O Natal já passou. A
Festa de Reis também. Os presépios foram desarmados e as imagens natalinas retornaram
às caixas que as guardarão silenciosamente até o próximo dezembro. Na Liturgia
Cristã, já entramos no tempo comum. Mas permitam-me uma pequena reflexão tardia
sobre o Natal. Mais propriamente, a reflexão é sobre presépios.
Todos sabemos que a
tradição do presépio foi popularizada no Ocidente por São Francisco de Assis. No
ano de 1223, o Pobrezinho de Assis, fascinado pelo mistério do Deus que se faz
humano tão belamente narrado nos Evangelhos de Mateus e Lucas, decidiu reviver
fato tão maravilhoso. Numa gruta, na vilazinha de Greccio, relembrou a cena do
nascimento criando um presépio vivo. Tomás de Celano, um dos primeiros
biógrafos de Francisco de Assis, assim descreve o primeiro presépio: “A manjedoura que o Santo fez era cheia de feno e foram
colocados perto dela um boi e um burro. Acima da manjedoura foi improvisado um
altar e nesse cenário ocorreu a missa da meia-noite, na qual o próprio Santo (...)
cantou solenemente o Evangelho juntamente com o povo simples e pronunciou um
comovente sermão sobre o nascimento do menino Jesus”.
Para os que
estamos acostumados com a tradição dos presépios, a cena pode parecer banal.
Mas não o era para os homens e as mulheres, especialmente os que se afirmavam
cristãos naqueles tempos medievais em que a Igreja se constituía como o grupo
social mais rico e poderoso. Nesse contexto, a mise en scène de Francisco era provocativa: uma missa improvisada,
celebrada num lugar não consagrado, com o Evangelho lido e interpretado por um
leigo. E mais: num mundo em que Deus era representado como O Altíssimo,
Francisco o coloca num presépio, ou seja, numa estrebaria, rodeado por bois e
por burros... E todos os que fomos criados no campo sabemos das cores e dos
odores de uma estrebaria.
Tomás de
Celano, assim como os outros biógrafos de Francisco, não relatam as reações dos
presentes naquela noite de dezembro de 1223 na Gruta de Greccio. Evadem a
questão dizendo que aquele evento foi lembrado por muito tempo e se perpetuou
como um símbolo da proposta genial do Santo de Assis.
Mas, hoje, quase
mil anos depois, ouso imaginar que a criação de Francisco tenha provocado
escândalo semelhante ao do Presépio da Diversidade criado pelo artista plástico
paulista Luciano de Almeida. Nele, o artista coloca, junto com as tradicionais
figuras da cena, uma prostituta, um casal homossexual, um portador de HIV, um
cadeirante, um casal de idosos e vários meninos de rua. Mesmo tendo sido
anteriormente exposto em São Paulo, na Alemanha e na Itália, tal montagem
provocou grande celeuma nas redes sociais. Grupos fundamentalistas cristãos e
movimentos sociais ultraconservadores clamaram contra a presença na cena
natalina de um casal homossexual. A pressão foi tanto eu frei Roger Brunório,
curador da exposição, teve que retirar o presépio da exposição antes que algo
de mais grave acontecesse.
Enquanto
isso, vários sites da “grande imprensa” tradicional brasileira anunciavam
“presépios de cãezinhos” como “a coisa mais fofa que você verá neste Natal”.
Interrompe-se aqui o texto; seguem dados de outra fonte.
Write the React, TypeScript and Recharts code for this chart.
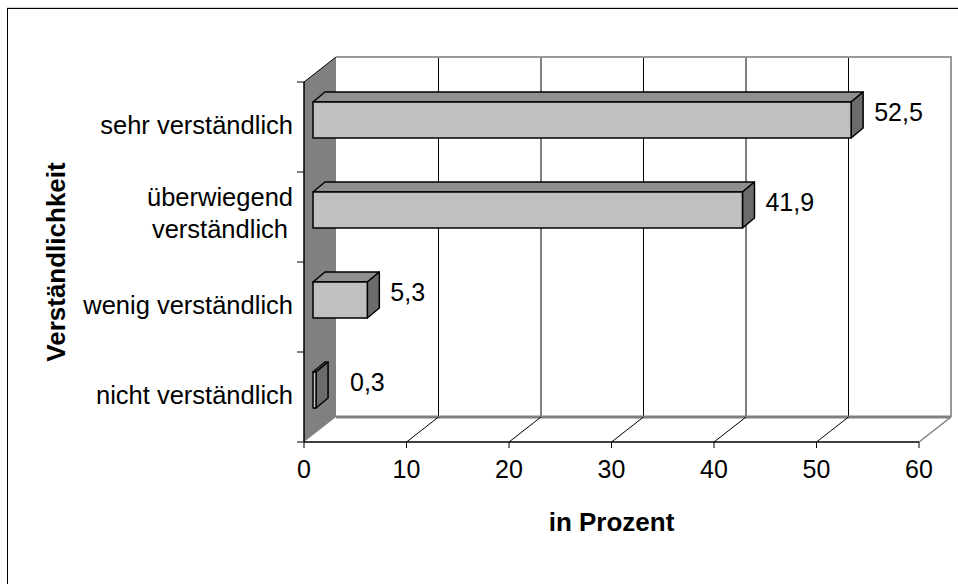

Várias imagens ilustravam as chamadas para os “novos presépios”. Nelas, no
lugar de Maria, José, os Magos e Pastores, cães e cadelas devidamente ornados
com trajes orientais. E, no meio da cena, no lugar do Menino Jesus, um
filhotinho deitado numa manjedoura. E o mais surpreendente: nenhuma crítica a
tais representações por parte dos cristãos e católicos fundamentalistas e dos
grupos conservadores de direita que se pretendem defensores da moral e dos bons
costumes!
Três
presépios e uma pergunta: a quem os moralistas defendem? Será que Francisco de
Assis se sentiria representado pelos presépios que hoje são feitos nas Igrejas,
praças públicas, lojas e shopping centers? Ou, se estivesse por aqui hoje, não
procuraria uma outra Greccio para reinventar a tradição de Natal? Talvez as
favelas, os viadutos, as zonas de prostituição fossem o único lugar onde ele
encontraria gente disposta a acreditar que Deus se fez humano e está presente
em cada pessoa marginalizada. Inclusive nos casais homossexuais expulsos do
presépio pelos puritanos e moralistas. Bem dizia Jesus: “As prostitutas e os
publicanos vos precederão no Reino dos Céus”. A prova disso está no próprio
presépio: prostitutas e publicanos ali nos precederam!